Годы, вырванные из жизни | страница 27



Канашкин и Богданов работали заодно. Были случаи, когда в сильнейшие морозы в 40–50 градусов, работая в тайге на лесоповале, люди, обутые в кордовые ботинки, подходили с обмороженными ногами к костру, за которым лежал Богданов, погреться. Но этот бандит и его подручные избивали их палками и отгоняли от костра. Вернувшись с работы, обмороженные обращались в амбулаторию к Канашкину за медицинской помощью. Но этот негодяй вместе с Богдановым и его подручными составляли на больных акты, что те якобы умышленно обморозили себя. Материал о «членовредительстве» передавался оперуполномоченному, направлялся в лагерный суд, и заключенные получали еще по 10 лет дополнительно к основному сроку.

До нашего прибытия в лагерь начальником Ухтимлага был некий Черноиванов, помощником к нему Ежов прислал особо уполномоченного Кашкетина. Эти садисты расправлялись с заключенными, осужденными по статье 58, со всей жестокостью, присущей таким негодяям. Оставшиеся в живых вспоминают эти подлые имена с содроганием. Оба они потом были расстреляны в Москве, еще при Берия по установившейся практике опускать «концы в воду».

Кухня была отдана в нашем лагпункте на откуп бандиту-рецидивисту Веревкину. Он сам подобрал себе штат поваров из таких же головорезов. Они с его ведома кормили своих друзей, разбазаривали ценные продукты, а основную массу заключенных «потчевали» жиденькой баландой, сечкой и куском соленой трески. На таком рационе, естественно, работать было тяжело, и люди начинали постепенно «доходить».

Несколько месяцев спустя после прибытия в лагерь я уже находился на грани дистрофии. А было мне в то время 45 лет. Осенью 1939 года к нам из Ухты прибыла врачебная комиссия, состоявшая из вольнонаемных врачей. Председателем была начальник санотдела лагеря Скакуновская, женщина гуманная, коммунистка, чутко реагирующая на жалобы заключенных.

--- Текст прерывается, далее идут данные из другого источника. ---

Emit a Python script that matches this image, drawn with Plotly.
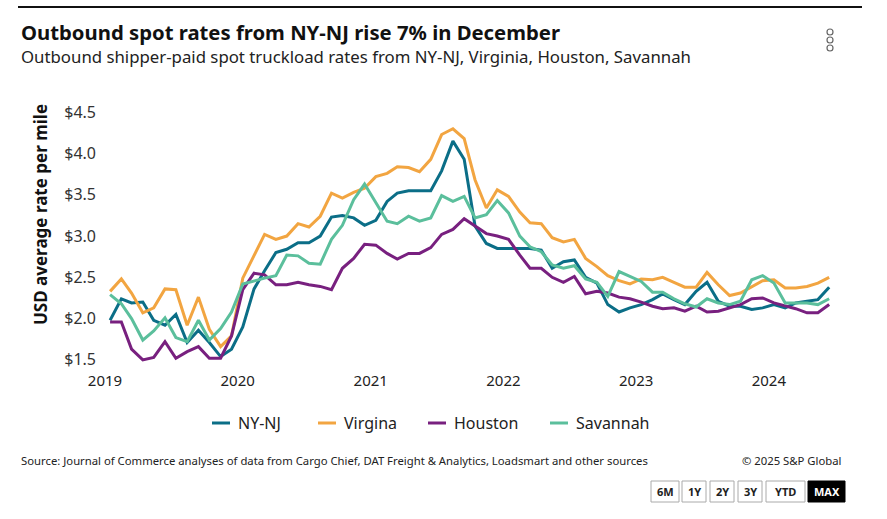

Когда я вошел в комнату по пояс раздетым, все члены комиссии уставились на меня, переглянулись и произнесли непонятное для меня слово: «СК-2». Как я потом узнал, меня назначили в «слабую команду-2», с временным освобождением от работы. Но это решение осталось только на бумаге. Как только комиссия уехала, меня вызвал к себе в амбулаторию Канашкин и приказал пойти работать в дезокамеру (вошебойку). Работа была здесь тяжелая. Приходилось пилить дрова, наколоть их, перетащить с улицы в дезокамеру, растопить печь и поддерживать температуру до 115–120 градусов жары. Каждый вечер, после прихода бригады с работы, я шел в бараки, которые по графику должны были проходить дезинфекцию, таскал оттуда белье, верхнюю одежду, развешивал ее в дезокамере и в то же время шуровал печь.